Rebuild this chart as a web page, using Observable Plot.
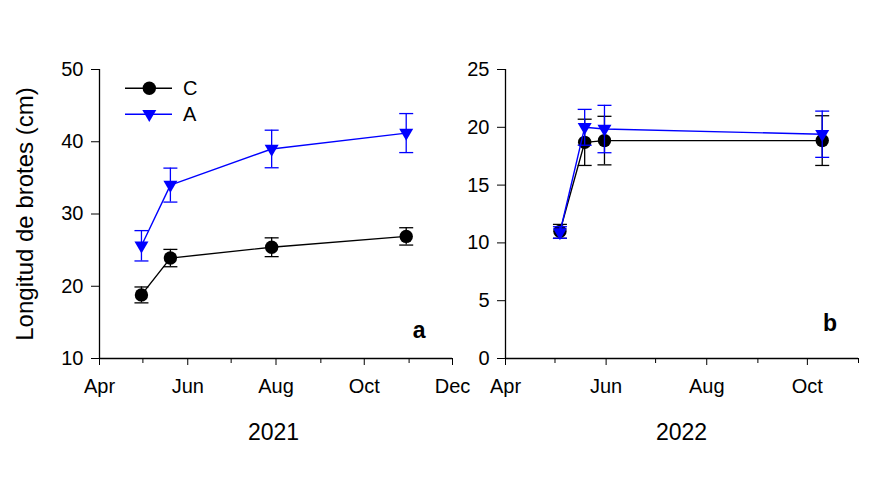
<!DOCTYPE html>
<html><head><meta charset="utf-8">
<script src="https://cdn.jsdelivr.net/npm/d3@7"></script>
<script src="https://cdn.jsdelivr.net/npm/@observablehq/plot@0.6"></script>
<style>
body{margin:0;background:#fff;}
#wrap{position:relative;width:875px;height:500px;font-family:Arial,"Liberation Sans",sans-serif;}
#wrap > svg{position:absolute;top:0;}
</style></head><body><div id="wrap"></div>
<script>
// ---- data ----
const series = ["C", "A"];
const seriesColors = ["#000000", "#0000ff"];
const dates2021 = ["2021-04-30", "2021-05-20", "2021-07-29", "2021-10-30"];
const C2021 = [18.8, 23.9, 25.4, 26.9];
const C2021err = [1.1, 1.2, 1.3, 1.2];
const A2021 = [25.6, 34.0, 39.0, 41.2];
const A2021err = [2.1, 2.35, 2.6, 2.7];
const dates2022 = ["2022-05-04", "2022-05-19", "2022-05-31", "2022-10-10"];
const C2022 = [11.0, 18.7, 18.85, 18.85];
const C2022err = [0.6, 2.0, 2.1, 2.15];
const A2022 = [10.9, 20.0, 19.85, 19.4];
const A2022err = [0.5, 1.55, 2.05, 2.0];
const yTicks2021 = [10, 20, 30, 40, 50];
const yTicks2022 = [0, 5, 10, 15, 20, 25];
const majorMonths2021 = ["2021-04-01", "2021-06-01", "2021-08-01", "2021-10-01", "2021-12-01"];
const minorMonths2021 = ["2021-05-01", "2021-07-01", "2021-09-01", "2021-11-01"];
const majorMonths2022 = ["2022-04-01", "2022-06-01", "2022-08-01", "2022-10-01"];
const minorMonths2022 = ["2022-05-01", "2022-07-01", "2022-09-01", "2022-11-01"];
const years = ["2021", "2022"];
const panelLetters = ["a", "b"];
const yLabel = "Longitud de brotes (cm)";

const FONT = 'Arial, "Liberation Sans", sans-serif';
const TICKFONT = 20;
const hcap = {draw(ctx) { ctx.moveTo(-7, 0); ctx.lineTo(7, 0); }};
const circle = {draw(ctx) { ctx.moveTo(6.7, 0); ctx.arc(0, 0, 6.7, 0, 2 * Math.PI); ctx.closePath(); }};
const triDown = {draw(ctx) { ctx.moveTo(-7, -4.3); ctx.lineTo(7, -4.3); ctx.lineTo(0, 7.7); ctx.closePath(); }};
const symbols = [circle, triDown];
const D = s => new Date(s + "T00:00:00Z");

function panel(o) {
  const vals = [[o.C, o.Cerr], [o.A, o.Aerr]];
  const marks = [
    Plot.axisY({ticks: o.yTicks, tickSize: 8, tickPadding: 8, label: null, tickFormat: d => String(d), fontSize: TICKFONT}),
    Plot.axisX({ticks: o.major.map(D), tickSize: 7, tickPadding: 13, tickFormat: d3.utcFormat("%b"), label: null, fontSize: TICKFONT}),
    Plot.axisX({ticks: o.minor.map(D), tickSize: 5, tickFormat: () => "", label: null}),
    Plot.ruleX([o.domainX[0]], {stroke: "#000", strokeWidth: 1.3}),
    Plot.ruleY([o.domainY[0]], {stroke: "#000", strokeWidth: 1.3})
  ];
  series.forEach((s, i) => {
    const rows = o.dates.map((d, j) => ({date: D(d), y: vals[i][0][j], lo: vals[i][0][j] - vals[i][1][j], hi: vals[i][0][j] + vals[i][1][j]}));
    const col = seriesColors[i];
    marks.push(
      Plot.ruleX(rows, {x: "date", y1: "lo", y2: "hi", stroke: col, strokeWidth: 1.3}),
      Plot.dot(rows, {x: "date", y: "lo", symbol: hcap, stroke: col, fill: "none", strokeWidth: 1.3}),
      Plot.dot(rows, {x: "date", y: "hi", symbol: hcap, stroke: col, fill: "none", strokeWidth: 1.3}),
      Plot.line(rows, {x: "date", y: "y", stroke: col, strokeWidth: 1.4}),
      Plot.dot(rows, {x: "date", y: "y", symbol: symbols[i], fill: col, stroke: "none", r: 6.7})
    );
  });
  marks.push(Plot.text([o.letter], {text: d => d, frameAnchor: "bottom-right", textAnchor: "end", lineAnchor: "bottom",
    dx: o.ldx, dy: o.ldy, fontWeight: "bold", fontSize: 23, fill: "#000"}));
  const svg = Plot.plot({
    width: o.width, height: 400, marginLeft: o.ml, marginRight: o.mr, marginTop: 69, marginBottom: 42,
    style: {fontFamily: FONT, fontSize: TICKFONT + "px", color: "#000", background: "transparent", overflow: "visible"},
    x: {type: "utc", domain: o.domainX},
    y: {domain: o.domainY},
    marks
  });
  svg.style.left = o.left + "px";
  return svg;
}

const wrap = document.getElementById("wrap");
wrap.appendChild(panel({
  dates: dates2021, C: C2021, Cerr: C2021err, A: A2021, Aerr: A2021err,
  domainX: [D("2021-04-01"), D("2021-12-01")], domainY: [10, 50], yTicks: yTicks2021,
  major: majorMonths2021, minor: minorMonths2021, width: 470, ml: 99, mr: 18, left: 0,
  letter: panelLetters[0], ldx: -27, ldy: -21
}));
wrap.appendChild(panel({
  dates: dates2022, C: C2022, Cerr: C2022err, A: A2022, Aerr: A2022err,
  domainX: [D("2022-04-01"), D("2022-11-01")], domainY: [0, 25], yTicks: yTicks2022,
  major: majorMonths2022, minor: minorMonths2022, width: 405, ml: 35, mr: 17, left: 470,
  letter: panelLetters[1], ldx: -21.5, ldy: -28
}));

// overlay: legend, year labels, y label
const ov = d3.select(wrap).append("svg").attr("width", 875).attr("height", 500)
  .style("left", "0px").style("pointer-events", "none").style("font-family", FONT);
series.forEach((s, i) => {
  const y = 88.3 + i * 26;
  const g = ov.append("g");
  g.append("line").attr("x1", 125).attr("x2", 172).attr("y1", y).attr("y2", y).attr("stroke", seriesColors[i]).attr("stroke-width", 1.4);
  g.append("path").attr("transform", `translate(149.3,${y})`).attr("d", d3.symbol(symbols[i])()).attr("fill", seriesColors[i]);
  g.append("text").attr("x", 183).attr("y", y + 6.5).attr("font-size", 20).attr("fill", "#000").text(s);
});
[[273.5, years[0]], [681.5, years[1]]].forEach(([x, t]) => {
  ov.append("text").attr("x", x).attr("y", 440).attr("text-anchor", "middle").attr("font-size", 23).attr("fill", "#000").text(t);
});
ov.append("text").attr("transform", "translate(33,214) rotate(-90)").attr("text-anchor", "middle")
  .attr("font-size", 24).attr("fill", "#000").text(yLabel);
</script></body></html>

##########

PROBLEM: Write out the whole listing exactly, and drop the pictures.

PROBLEM SOLUTION:
Rebuild this chart as a web page, using Observable Plot.
<!DOCTYPE html>
<html><head><meta charset="utf-8">
<script src="https://cdn.jsdelivr.net/npm/d3@7"></script>
<script src="https://cdn.jsdelivr.net/npm/@observablehq/plot@0.6"></script>
<style>
body{margin:0;background:#fff;}
#wrap{position:relative;width:875px;height:500px;font-family:Arial,"Liberation Sans",sans-serif;}
#wrap > svg{position:absolute;top:0;}
</style></head><body><div id="wrap"></div>
<script>
// ---- data ----
const series = ["C", "A"];
const seriesColors = ["#000000", "#0000ff"];
const dates2021 = ["2021-04-30", "2021-05-20", "2021-07-29", "2021-10-30"];
const C2021 = [18.8, 23.9, 25.4, 26.9];
const C2021err = [1.1, 1.2, 1.3, 1.2];
const A2021 = [25.6, 34.0, 39.0, 41.2];
const A2021err = [2.1, 2.35, 2.6, 2.7];
const dates2022 = ["2022-05-04", "2022-05-19", "2022-05-31", "2022-10-10"];
const C2022 = [11.0, 18.7, 18.85, 18.85];
const C2022err = [0.6, 2.0, 2.1, 2.15];
const A2022 = [10.9, 20.0, 19.85, 19.4];
const A2022err = [0.5, 1.55, 2.05, 2.0];
const yTicks2021 = [10, 20, 30, 40, 50];
const yTicks2022 = [0, 5, 10, 15, 20, 25];
const majorMonths2021 = ["2021-04-01", "2021-06-01", "2021-08-01", "2021-10-01", "2021-12-01"];
const minorMonths2021 = ["2021-05-01", "2021-07-01", "2021-09-01", "2021-11-01"];
const majorMonths2022 = ["2022-04-01", "2022-06-01", "2022-08-01", "2022-10-01"];
const minorMonths2022 = ["2022-05-01", "2022-07-01", "2022-09-01", "2022-11-01"];
const years = ["2021", "2022"];
const panelLetters = ["a", "b"];
const yLabel = "Longitud de brotes (cm)";

const FONT = 'Arial, "Liberation Sans", sans-serif';
const TICKFONT = 20;
const hcap = {draw(ctx) { ctx.moveTo(-7, 0); ctx.lineTo(7, 0); }};
const circle = {draw(ctx) { ctx.moveTo(6.7, 0); ctx.arc(0, 0, 6.7, 0, 2 * Math.PI); ctx.closePath(); }};
const triDown = {draw(ctx) { ctx.moveTo(-7, -4.3); ctx.lineTo(7, -4.3); ctx.lineTo(0, 7.7); ctx.closePath(); }};
const symbols = [circle, triDown];
const D = s => new Date(s + "T00:00:00Z");

function panel(o) {
  const vals = [[o.C, o.Cerr], [o.A, o.Aerr]];
  const marks = [
    Plot.axisY({ticks: o.yTicks, tickSize: 8, tickPadding: 8, label: null, tickFormat: d => String(d), fontSize: TICKFONT}),
    Plot.axisX({ticks: o.major.map(D), tickSize: 7, tickPadding: 13, tickFormat: d3.utcFormat("%b"), label: null, fontSize: TICKFONT}),
    Plot.axisX({ticks: o.minor.map(D), tickSize: 5, tickFormat: () => "", label: null}),
    Plot.ruleX([o.domainX[0]], {stroke: "#000", strokeWidth: 1.3}),
    Plot.ruleY([o.domainY[0]], {stroke: "#000", strokeWidth: 1.3})
  ];
  series.forEach((s, i) => {
    const rows = o.dates.map((d, j) => ({date: D(d), y: vals[i][0][j], lo: vals[i][0][j] - vals[i][1][j], hi: vals[i][0][j] + vals[i][1][j]}));
    const col = seriesColors[i];
    marks.push(
      Plot.ruleX(rows, {x: "date", y1: "lo", y2: "hi", stroke: col, strokeWidth: 1.3}),
      Plot.dot(rows, {x: "date", y: "lo", symbol: hcap, stroke: col, fill: "none", strokeWidth: 1.3}),
      Plot.dot(rows, {x: "date", y: "hi", symbol: hcap, stroke: col, fill: "none", strokeWidth: 1.3}),
      Plot.line(rows, {x: "date", y: "y", stroke: col, strokeWidth: 1.4}),
      Plot.dot(rows, {x: "date", y: "y", symbol: symbols[i], fill: col, stroke: "none", r: 6.7})
    );
  });
  marks.push(Plot.text([o.letter], {text: d => d, frameAnchor: "bottom-right", textAnchor: "end", lineAnchor: "bottom",
    dx: o.ldx, dy: o.ldy, fontWeight: "bold", fontSize: 23, fill: "#000"}));
  const svg = Plot.plot({
    width: o.width, height: 400, marginLeft: o.ml, marginRight: o.mr, marginTop: 69, marginBottom: 42,
    style: {fontFamily: FONT, fontSize: TICKFONT + "px", color: "#000", background: "transparent", overflow: "visible"},
    x: {type: "utc", domain: o.domainX},
    y: {domain: o.domainY},
    marks
  });
  svg.style.left = o.left + "px";
  return svg;
}

const wrap = document.getElementById("wrap");
wrap.appendChild(panel({
  dates: dates2021, C: C2021, Cerr: C2021err, A: A2021, Aerr: A2021err,
  domainX: [D("2021-04-01"), D("2021-12-01")], domainY: [10, 50], yTicks: yTicks2021,
  major: majorMonths2021, minor: minorMonths2021, width: 470, ml: 99, mr: 18, left: 0,
  letter: panelLetters[0], ldx: -27, ldy: -21
}));
wrap.appendChild(panel({
  dates: dates2022, C: C2022, Cerr: C2022err, A: A2022, Aerr: A2022err,
  domainX: [D("2022-04-01"), D("2022-11-01")], domainY: [0, 25], yTicks: yTicks2022,
  major: majorMonths2022, minor: minorMonths2022, width: 405, ml: 35, mr: 17, left: 470,
  letter: panelLetters[1], ldx: -21.5, ldy: -28
}));

// overlay: legend, year labels, y label
const ov = d3.select(wrap).append("svg").attr("width", 875).attr("height", 500)
  .style("left", "0px").style("pointer-events", "none").style("font-family", FONT);
series.forEach((s, i) => {
  const y = 88.3 + i * 26;
  const g = ov.append("g");
  g.append("line").attr("x1", 125).attr("x2", 172).attr("y1", y).attr("y2", y).attr("stroke", seriesColors[i]).attr("stroke-width", 1.4);
  g.append("path").attr("transform", `translate(149.3,${y})`).attr("d", d3.symbol(symbols[i])()).attr("fill", seriesColors[i]);
  g.append("text").attr("x", 183).attr("y", y + 6.5).attr("font-size", 20).attr("fill", "#000").text(s);
});
[[273.5, years[0]], [681.5, years[1]]].forEach(([x, t]) => {
  ov.append("text").attr("x", x).attr("y", 440).attr("text-anchor", "middle").attr("font-size", 23).attr("fill", "#000").text(t);
});
ov.append("text").attr("transform", "translate(33,214) rotate(-90)").attr("text-anchor", "middle")
  .attr("font-size", 24).attr("fill", "#000").text(yLabel);
</script></body></html>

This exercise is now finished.